Aim of the task -> Write out, word for word, the first line of the data below and every line after it through the one containing "(503,0) rectangle (994,402);".

Given information ->
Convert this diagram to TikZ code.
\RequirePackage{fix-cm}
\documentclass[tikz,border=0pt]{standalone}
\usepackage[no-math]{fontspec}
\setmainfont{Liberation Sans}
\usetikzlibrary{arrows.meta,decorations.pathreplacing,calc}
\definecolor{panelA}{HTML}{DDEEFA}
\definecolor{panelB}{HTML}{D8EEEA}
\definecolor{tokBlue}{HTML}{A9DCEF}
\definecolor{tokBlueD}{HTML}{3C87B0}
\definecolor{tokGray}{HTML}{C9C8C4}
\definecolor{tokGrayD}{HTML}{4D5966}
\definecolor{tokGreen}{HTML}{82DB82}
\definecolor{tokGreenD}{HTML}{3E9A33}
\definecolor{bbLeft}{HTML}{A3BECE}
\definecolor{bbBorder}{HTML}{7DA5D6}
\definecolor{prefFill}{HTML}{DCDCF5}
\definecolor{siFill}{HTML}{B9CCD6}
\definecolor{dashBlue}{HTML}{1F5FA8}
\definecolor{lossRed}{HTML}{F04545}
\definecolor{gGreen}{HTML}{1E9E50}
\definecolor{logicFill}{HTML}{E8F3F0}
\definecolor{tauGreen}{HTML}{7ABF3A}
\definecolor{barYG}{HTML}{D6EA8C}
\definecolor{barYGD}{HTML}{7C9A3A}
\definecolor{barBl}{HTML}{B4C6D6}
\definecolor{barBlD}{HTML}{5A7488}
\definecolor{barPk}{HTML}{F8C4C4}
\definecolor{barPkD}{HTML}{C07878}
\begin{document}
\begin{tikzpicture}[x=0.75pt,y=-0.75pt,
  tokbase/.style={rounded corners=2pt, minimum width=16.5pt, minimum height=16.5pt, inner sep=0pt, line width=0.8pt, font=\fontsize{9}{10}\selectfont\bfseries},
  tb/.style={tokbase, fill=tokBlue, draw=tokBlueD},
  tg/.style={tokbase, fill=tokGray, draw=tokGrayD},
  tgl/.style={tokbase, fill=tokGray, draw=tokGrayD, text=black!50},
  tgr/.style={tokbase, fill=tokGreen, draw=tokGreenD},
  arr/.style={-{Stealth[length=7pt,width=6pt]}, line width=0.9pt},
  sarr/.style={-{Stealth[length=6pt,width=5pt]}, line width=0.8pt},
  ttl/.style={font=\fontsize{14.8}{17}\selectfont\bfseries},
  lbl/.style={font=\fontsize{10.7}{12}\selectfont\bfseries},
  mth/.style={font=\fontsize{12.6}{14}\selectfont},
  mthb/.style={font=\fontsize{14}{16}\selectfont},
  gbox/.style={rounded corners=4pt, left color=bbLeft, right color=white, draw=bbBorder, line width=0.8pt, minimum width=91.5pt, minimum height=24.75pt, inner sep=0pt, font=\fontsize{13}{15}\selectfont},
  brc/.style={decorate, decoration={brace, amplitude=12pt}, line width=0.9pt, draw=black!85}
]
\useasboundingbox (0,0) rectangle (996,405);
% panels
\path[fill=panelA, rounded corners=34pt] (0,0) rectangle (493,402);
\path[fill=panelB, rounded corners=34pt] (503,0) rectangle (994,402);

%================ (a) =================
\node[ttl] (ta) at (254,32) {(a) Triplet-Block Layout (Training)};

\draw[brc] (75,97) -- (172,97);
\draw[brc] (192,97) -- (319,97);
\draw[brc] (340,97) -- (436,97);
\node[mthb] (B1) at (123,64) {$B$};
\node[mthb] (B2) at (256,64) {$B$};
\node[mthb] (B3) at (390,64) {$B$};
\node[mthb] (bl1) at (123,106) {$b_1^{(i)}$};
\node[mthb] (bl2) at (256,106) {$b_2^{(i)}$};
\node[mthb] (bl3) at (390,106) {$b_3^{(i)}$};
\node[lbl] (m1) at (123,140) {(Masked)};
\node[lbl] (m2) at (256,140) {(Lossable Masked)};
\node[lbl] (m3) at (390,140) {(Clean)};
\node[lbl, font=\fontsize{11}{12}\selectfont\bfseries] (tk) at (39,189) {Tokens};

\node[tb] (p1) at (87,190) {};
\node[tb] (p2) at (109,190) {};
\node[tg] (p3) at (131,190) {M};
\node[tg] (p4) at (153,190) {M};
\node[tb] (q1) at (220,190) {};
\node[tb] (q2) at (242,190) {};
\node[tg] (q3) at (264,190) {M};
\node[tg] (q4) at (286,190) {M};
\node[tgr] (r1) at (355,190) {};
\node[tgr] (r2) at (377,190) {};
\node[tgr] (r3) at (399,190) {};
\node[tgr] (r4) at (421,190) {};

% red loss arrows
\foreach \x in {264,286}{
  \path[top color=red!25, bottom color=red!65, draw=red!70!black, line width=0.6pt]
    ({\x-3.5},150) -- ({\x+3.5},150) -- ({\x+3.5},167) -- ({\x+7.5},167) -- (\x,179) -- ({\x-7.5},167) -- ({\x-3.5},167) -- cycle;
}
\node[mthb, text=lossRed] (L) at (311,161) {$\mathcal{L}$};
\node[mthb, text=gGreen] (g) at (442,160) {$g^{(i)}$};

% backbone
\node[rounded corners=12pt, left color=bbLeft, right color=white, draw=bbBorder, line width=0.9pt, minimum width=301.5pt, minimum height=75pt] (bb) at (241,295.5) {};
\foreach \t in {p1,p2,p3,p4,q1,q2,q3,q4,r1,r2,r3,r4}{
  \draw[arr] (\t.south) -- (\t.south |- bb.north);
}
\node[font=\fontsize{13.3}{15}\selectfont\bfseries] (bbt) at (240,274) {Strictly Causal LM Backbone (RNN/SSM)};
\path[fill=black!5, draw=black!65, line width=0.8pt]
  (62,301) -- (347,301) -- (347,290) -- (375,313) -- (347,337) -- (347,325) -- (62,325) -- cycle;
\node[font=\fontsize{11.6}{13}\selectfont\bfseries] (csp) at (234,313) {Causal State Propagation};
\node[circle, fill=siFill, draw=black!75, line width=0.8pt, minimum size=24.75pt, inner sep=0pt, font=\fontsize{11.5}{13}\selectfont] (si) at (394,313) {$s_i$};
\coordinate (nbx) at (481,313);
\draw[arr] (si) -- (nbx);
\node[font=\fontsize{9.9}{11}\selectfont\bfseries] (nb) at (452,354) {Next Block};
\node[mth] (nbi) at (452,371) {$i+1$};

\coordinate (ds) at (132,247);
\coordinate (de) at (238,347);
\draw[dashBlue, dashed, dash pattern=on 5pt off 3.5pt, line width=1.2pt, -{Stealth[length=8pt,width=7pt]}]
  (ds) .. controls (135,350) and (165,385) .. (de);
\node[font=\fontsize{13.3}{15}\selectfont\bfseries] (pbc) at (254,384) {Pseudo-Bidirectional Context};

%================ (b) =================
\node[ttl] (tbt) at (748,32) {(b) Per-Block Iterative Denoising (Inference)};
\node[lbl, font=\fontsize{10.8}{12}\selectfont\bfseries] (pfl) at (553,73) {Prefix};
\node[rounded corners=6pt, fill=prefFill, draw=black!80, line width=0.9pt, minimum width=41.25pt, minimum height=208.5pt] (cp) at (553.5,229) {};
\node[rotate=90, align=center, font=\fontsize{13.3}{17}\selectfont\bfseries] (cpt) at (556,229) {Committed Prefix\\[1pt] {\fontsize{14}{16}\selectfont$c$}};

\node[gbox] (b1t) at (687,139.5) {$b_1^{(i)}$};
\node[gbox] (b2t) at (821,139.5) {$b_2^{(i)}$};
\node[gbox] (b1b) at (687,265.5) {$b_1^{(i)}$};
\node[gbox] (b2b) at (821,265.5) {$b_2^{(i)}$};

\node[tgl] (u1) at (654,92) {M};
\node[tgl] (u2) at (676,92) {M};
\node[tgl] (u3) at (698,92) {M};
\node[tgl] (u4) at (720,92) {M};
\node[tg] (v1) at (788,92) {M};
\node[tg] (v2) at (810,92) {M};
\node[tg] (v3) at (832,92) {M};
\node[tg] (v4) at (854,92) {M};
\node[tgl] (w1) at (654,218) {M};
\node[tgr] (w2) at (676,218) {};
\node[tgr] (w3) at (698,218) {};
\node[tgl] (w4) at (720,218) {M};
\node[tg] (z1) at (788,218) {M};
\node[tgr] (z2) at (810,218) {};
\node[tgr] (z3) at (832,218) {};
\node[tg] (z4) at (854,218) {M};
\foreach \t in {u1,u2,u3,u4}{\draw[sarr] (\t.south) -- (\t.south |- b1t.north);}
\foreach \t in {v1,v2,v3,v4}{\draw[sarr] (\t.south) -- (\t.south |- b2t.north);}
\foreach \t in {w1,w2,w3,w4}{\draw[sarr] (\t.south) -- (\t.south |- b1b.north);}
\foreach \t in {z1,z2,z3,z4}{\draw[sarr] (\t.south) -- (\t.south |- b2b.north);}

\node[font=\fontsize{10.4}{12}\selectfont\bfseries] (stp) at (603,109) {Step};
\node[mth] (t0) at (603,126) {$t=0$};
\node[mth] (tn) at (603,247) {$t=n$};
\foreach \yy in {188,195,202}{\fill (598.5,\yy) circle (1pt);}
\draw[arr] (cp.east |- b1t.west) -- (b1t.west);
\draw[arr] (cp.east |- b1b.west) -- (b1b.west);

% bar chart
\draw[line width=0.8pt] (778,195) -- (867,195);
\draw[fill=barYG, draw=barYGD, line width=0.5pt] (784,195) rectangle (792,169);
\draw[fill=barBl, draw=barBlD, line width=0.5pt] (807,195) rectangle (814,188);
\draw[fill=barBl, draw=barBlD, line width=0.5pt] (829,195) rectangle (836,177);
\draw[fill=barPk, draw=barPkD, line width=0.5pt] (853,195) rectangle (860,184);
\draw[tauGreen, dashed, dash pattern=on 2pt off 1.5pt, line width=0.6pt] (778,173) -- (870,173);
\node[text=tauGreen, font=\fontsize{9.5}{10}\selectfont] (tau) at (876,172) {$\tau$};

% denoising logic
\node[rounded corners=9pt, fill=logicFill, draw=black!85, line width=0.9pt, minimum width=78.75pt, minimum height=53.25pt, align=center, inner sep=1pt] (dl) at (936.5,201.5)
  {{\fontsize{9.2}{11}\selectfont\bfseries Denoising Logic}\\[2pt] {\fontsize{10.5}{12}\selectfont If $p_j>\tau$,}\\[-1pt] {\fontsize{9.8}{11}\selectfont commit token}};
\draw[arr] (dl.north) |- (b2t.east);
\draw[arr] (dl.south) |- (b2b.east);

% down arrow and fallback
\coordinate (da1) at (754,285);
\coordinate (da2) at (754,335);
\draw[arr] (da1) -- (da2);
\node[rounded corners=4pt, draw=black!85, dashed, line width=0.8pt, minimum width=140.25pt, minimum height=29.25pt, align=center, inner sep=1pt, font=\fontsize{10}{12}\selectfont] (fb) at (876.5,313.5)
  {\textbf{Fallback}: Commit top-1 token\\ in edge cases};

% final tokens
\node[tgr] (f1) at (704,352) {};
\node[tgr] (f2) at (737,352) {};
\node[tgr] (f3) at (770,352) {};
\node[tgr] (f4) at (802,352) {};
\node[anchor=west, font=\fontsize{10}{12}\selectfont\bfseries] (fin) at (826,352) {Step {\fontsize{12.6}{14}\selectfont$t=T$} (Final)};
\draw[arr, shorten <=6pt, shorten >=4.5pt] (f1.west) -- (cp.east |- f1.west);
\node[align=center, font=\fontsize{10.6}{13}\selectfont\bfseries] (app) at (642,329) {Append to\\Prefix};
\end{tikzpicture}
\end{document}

Exercise solution ->
Convert this diagram to TikZ code.
\RequirePackage{fix-cm}
\documentclass[tikz,border=0pt]{standalone}
\usepackage[no-math]{fontspec}
\setmainfont{Liberation Sans}
\usetikzlibrary{arrows.meta,decorations.pathreplacing,calc}
\definecolor{panelA}{HTML}{DDEEFA}
\definecolor{panelB}{HTML}{D8EEEA}
\definecolor{tokBlue}{HTML}{A9DCEF}
\definecolor{tokBlueD}{HTML}{3C87B0}
\definecolor{tokGray}{HTML}{C9C8C4}
\definecolor{tokGrayD}{HTML}{4D5966}
\definecolor{tokGreen}{HTML}{82DB82}
\definecolor{tokGreenD}{HTML}{3E9A33}
\definecolor{bbLeft}{HTML}{A3BECE}
\definecolor{bbBorder}{HTML}{7DA5D6}
\definecolor{prefFill}{HTML}{DCDCF5}
\definecolor{siFill}{HTML}{B9CCD6}
\definecolor{dashBlue}{HTML}{1F5FA8}
\definecolor{lossRed}{HTML}{F04545}
\definecolor{gGreen}{HTML}{1E9E50}
\definecolor{logicFill}{HTML}{E8F3F0}
\definecolor{tauGreen}{HTML}{7ABF3A}
\definecolor{barYG}{HTML}{D6EA8C}
\definecolor{barYGD}{HTML}{7C9A3A}
\definecolor{barBl}{HTML}{B4C6D6}
\definecolor{barBlD}{HTML}{5A7488}
\definecolor{barPk}{HTML}{F8C4C4}
\definecolor{barPkD}{HTML}{C07878}
\begin{document}
\begin{tikzpicture}[x=0.75pt,y=-0.75pt,
  tokbase/.style={rounded corners=2pt, minimum width=16.5pt, minimum height=16.5pt, inner sep=0pt, line width=0.8pt, font=\fontsize{9}{10}\selectfont\bfseries},
  tb/.style={tokbase, fill=tokBlue, draw=tokBlueD},
  tg/.style={tokbase, fill=tokGray, draw=tokGrayD},
  tgl/.style={tokbase, fill=tokGray, draw=tokGrayD, text=black!50},
  tgr/.style={tokbase, fill=tokGreen, draw=tokGreenD},
  arr/.style={-{Stealth[length=7pt,width=6pt]}, line width=0.9pt},
  sarr/.style={-{Stealth[length=6pt,width=5pt]}, line width=0.8pt},
  ttl/.style={font=\fontsize{14.8}{17}\selectfont\bfseries},
  lbl/.style={font=\fontsize{10.7}{12}\selectfont\bfseries},
  mth/.style={font=\fontsize{12.6}{14}\selectfont},
  mthb/.style={font=\fontsize{14}{16}\selectfont},
  gbox/.style={rounded corners=4pt, left color=bbLeft, right color=white, draw=bbBorder, line width=0.8pt, minimum width=91.5pt, minimum height=24.75pt, inner sep=0pt, font=\fontsize{13}{15}\selectfont},
  brc/.style={decorate, decoration={brace, amplitude=12pt}, line width=0.9pt, draw=black!85}
]
\useasboundingbox (0,0) rectangle (996,405);
% panels
\path[fill=panelA, rounded corners=34pt] (0,0) rectangle (493,402);
\path[fill=panelB, rounded corners=34pt] (503,0) rectangle (994,402);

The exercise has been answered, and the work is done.